### TASK DESCRIPTION
Copy every line that holds "matplotlib".

### LISTED RECORDS
■ ■ ■ ■ ■

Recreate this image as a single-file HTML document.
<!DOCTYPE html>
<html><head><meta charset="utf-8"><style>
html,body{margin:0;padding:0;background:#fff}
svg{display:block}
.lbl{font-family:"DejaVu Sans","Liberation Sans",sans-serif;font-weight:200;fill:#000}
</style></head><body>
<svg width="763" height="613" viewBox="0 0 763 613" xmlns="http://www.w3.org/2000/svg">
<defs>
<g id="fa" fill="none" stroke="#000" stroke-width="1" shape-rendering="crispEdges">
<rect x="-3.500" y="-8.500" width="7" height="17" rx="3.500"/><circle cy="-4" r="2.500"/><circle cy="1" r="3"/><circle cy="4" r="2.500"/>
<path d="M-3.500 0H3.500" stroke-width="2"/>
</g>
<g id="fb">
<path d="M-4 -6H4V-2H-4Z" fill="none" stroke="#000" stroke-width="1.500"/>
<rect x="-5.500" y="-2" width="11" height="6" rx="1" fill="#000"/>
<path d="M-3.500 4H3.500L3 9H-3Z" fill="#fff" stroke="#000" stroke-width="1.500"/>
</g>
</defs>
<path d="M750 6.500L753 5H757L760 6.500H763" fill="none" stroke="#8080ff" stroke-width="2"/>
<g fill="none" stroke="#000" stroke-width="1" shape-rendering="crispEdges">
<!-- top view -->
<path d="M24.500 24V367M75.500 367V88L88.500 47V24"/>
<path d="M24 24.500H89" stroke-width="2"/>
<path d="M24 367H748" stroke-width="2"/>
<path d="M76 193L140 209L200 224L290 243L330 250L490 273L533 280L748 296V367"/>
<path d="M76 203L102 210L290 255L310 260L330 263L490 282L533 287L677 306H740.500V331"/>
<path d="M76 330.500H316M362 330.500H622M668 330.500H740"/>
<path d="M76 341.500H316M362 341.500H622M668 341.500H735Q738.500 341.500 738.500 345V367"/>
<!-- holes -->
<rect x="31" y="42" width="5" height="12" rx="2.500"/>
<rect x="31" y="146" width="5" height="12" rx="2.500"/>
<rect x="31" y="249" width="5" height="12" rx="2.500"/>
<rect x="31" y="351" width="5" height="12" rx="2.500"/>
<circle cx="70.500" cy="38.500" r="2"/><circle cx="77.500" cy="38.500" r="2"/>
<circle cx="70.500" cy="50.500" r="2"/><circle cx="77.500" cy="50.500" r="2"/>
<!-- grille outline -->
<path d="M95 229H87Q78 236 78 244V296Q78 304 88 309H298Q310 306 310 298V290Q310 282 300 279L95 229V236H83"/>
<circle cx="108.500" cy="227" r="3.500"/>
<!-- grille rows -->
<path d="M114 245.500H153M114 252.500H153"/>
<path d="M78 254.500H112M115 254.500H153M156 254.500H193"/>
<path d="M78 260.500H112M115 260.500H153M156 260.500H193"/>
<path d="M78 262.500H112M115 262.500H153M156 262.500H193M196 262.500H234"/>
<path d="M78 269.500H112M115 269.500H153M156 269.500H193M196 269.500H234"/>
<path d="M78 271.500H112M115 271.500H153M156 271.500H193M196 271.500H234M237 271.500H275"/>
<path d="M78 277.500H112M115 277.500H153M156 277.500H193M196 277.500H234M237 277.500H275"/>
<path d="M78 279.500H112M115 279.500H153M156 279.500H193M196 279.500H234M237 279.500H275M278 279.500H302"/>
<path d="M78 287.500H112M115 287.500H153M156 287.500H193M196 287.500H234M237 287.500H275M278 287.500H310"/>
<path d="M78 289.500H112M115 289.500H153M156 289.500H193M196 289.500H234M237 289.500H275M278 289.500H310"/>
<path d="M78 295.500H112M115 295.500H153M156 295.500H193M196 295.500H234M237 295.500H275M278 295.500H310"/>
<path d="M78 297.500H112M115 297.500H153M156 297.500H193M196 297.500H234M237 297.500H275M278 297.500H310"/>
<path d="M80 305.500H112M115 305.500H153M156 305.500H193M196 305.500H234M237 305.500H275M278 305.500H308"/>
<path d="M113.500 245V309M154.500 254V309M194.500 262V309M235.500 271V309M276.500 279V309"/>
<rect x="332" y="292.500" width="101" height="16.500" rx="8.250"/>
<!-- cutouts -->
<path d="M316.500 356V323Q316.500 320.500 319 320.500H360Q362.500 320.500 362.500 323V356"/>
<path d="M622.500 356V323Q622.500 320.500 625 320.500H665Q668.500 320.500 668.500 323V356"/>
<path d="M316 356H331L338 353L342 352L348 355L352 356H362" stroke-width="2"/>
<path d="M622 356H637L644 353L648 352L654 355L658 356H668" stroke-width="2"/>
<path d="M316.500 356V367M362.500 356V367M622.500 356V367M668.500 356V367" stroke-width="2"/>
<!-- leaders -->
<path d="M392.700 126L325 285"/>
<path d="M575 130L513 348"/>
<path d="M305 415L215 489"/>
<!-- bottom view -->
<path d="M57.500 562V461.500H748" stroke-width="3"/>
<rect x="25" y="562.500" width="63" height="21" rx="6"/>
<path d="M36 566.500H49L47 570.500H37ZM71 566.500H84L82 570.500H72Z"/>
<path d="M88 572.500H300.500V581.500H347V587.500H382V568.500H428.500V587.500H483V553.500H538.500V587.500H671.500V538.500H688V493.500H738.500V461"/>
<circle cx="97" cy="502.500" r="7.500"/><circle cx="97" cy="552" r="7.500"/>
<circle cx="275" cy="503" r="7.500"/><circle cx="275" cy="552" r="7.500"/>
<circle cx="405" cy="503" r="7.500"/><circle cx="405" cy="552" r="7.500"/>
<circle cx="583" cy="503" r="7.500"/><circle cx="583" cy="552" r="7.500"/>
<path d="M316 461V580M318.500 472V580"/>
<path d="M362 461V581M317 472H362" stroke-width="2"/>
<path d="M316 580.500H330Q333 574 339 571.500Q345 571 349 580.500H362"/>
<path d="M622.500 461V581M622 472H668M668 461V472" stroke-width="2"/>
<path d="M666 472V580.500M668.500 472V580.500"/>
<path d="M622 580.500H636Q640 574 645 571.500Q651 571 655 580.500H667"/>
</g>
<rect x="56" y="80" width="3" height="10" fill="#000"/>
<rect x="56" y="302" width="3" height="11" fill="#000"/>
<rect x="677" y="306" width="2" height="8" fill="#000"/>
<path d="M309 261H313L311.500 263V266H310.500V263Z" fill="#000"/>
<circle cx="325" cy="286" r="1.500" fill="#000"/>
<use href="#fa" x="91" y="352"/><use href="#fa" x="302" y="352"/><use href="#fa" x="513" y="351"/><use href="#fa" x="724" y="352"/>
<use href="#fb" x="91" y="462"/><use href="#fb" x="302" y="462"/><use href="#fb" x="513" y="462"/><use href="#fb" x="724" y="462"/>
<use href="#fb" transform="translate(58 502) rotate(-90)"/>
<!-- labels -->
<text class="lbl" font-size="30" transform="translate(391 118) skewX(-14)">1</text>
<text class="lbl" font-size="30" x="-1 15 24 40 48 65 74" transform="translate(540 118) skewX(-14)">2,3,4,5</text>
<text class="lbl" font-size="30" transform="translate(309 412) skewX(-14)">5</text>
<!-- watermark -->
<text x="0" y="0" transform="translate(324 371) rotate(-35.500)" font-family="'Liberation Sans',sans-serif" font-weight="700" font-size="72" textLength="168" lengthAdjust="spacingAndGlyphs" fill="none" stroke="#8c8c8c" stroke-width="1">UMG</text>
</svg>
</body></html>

■ ■ ■ ■ ■

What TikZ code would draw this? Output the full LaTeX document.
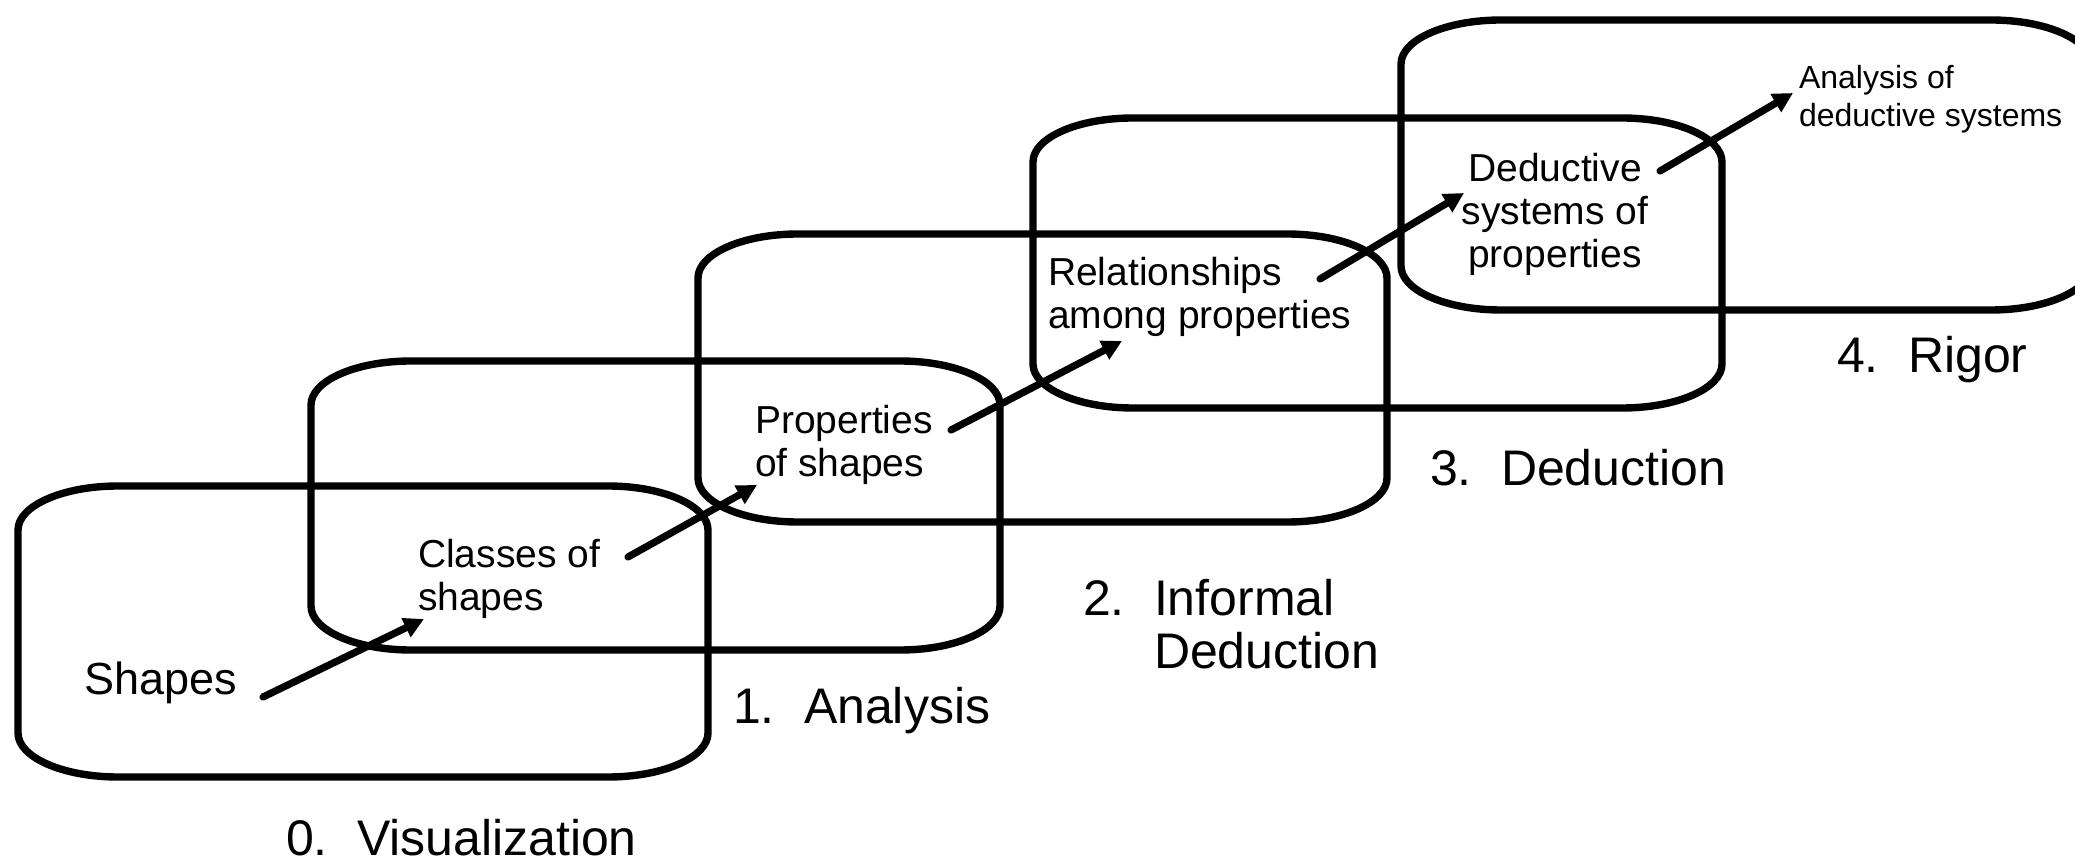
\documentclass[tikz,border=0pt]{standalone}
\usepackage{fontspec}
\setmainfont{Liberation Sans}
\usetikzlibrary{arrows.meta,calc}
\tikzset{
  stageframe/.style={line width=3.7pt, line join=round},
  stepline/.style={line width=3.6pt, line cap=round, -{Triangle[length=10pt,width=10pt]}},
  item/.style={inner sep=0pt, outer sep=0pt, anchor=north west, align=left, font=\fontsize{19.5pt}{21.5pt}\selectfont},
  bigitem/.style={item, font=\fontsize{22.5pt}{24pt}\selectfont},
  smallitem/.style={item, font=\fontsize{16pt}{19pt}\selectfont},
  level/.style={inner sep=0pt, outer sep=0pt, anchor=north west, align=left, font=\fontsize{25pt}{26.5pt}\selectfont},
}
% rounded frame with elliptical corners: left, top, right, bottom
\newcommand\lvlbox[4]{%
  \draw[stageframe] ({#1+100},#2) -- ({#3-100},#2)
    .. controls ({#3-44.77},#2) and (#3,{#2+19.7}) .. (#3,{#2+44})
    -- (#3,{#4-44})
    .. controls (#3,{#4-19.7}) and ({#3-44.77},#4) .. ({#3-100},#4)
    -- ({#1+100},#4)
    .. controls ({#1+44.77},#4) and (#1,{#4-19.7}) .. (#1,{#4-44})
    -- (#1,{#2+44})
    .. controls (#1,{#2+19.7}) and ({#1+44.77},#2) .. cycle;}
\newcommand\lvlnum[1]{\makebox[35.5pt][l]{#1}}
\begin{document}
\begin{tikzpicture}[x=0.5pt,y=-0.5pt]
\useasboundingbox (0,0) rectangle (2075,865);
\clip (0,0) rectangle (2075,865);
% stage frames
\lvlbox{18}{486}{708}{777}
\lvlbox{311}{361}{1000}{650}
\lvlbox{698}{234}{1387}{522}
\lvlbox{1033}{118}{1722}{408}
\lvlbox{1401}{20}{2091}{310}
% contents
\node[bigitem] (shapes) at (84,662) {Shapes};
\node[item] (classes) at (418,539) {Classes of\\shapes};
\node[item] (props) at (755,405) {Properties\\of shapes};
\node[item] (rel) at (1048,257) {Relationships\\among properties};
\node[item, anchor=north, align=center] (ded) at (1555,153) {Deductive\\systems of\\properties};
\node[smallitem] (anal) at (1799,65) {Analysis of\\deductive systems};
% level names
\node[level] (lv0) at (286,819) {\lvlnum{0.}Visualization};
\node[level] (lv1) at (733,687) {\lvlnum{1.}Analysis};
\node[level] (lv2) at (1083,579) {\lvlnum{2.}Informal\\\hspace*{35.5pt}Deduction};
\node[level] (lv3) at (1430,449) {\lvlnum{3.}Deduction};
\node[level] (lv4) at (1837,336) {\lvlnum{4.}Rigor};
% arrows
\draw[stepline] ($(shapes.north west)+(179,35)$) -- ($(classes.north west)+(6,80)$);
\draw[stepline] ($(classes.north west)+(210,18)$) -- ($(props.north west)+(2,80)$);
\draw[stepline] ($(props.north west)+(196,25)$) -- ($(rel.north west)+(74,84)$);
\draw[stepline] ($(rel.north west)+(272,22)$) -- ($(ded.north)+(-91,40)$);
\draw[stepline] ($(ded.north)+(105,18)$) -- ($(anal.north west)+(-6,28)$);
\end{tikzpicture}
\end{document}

■ ■ ■ ■ ■

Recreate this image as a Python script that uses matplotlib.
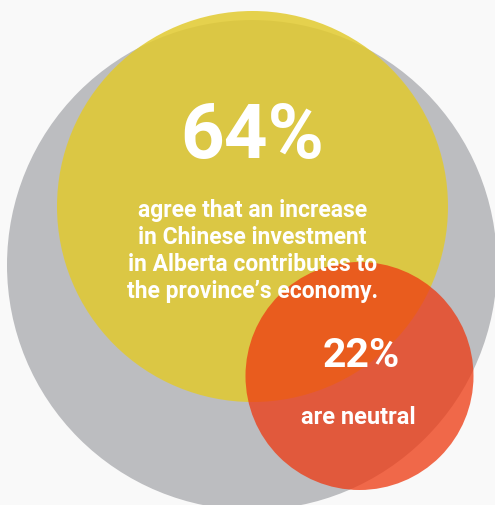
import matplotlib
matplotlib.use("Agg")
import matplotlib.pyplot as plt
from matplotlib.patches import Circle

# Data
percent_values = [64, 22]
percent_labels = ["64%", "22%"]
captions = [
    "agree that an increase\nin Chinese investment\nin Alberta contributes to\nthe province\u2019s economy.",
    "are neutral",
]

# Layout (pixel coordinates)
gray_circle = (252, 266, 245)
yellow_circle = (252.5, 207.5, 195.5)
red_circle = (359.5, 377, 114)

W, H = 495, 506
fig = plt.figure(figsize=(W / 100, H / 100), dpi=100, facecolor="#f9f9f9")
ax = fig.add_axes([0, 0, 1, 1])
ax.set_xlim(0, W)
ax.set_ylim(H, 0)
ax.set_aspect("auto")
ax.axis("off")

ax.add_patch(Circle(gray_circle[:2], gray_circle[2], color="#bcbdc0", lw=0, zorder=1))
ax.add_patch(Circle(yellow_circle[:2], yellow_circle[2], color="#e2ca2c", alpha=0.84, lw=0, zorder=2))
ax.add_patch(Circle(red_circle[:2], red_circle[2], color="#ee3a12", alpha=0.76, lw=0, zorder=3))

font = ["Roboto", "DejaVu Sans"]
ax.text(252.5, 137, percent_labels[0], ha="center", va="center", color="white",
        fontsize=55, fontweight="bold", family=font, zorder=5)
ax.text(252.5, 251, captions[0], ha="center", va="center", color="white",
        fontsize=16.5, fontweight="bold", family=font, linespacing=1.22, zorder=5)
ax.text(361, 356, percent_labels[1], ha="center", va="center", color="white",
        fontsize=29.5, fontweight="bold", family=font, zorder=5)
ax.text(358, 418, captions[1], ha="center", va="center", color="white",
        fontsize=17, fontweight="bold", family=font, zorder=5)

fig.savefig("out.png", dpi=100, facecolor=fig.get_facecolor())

■ ■ ■ ■ ■

### ANSWER TO THE PROBLEM
Recreate this image as a Python script that uses matplotlib.
import matplotlib
matplotlib.use("Agg")
import matplotlib.pyplot as plt
from matplotlib.patches import Circle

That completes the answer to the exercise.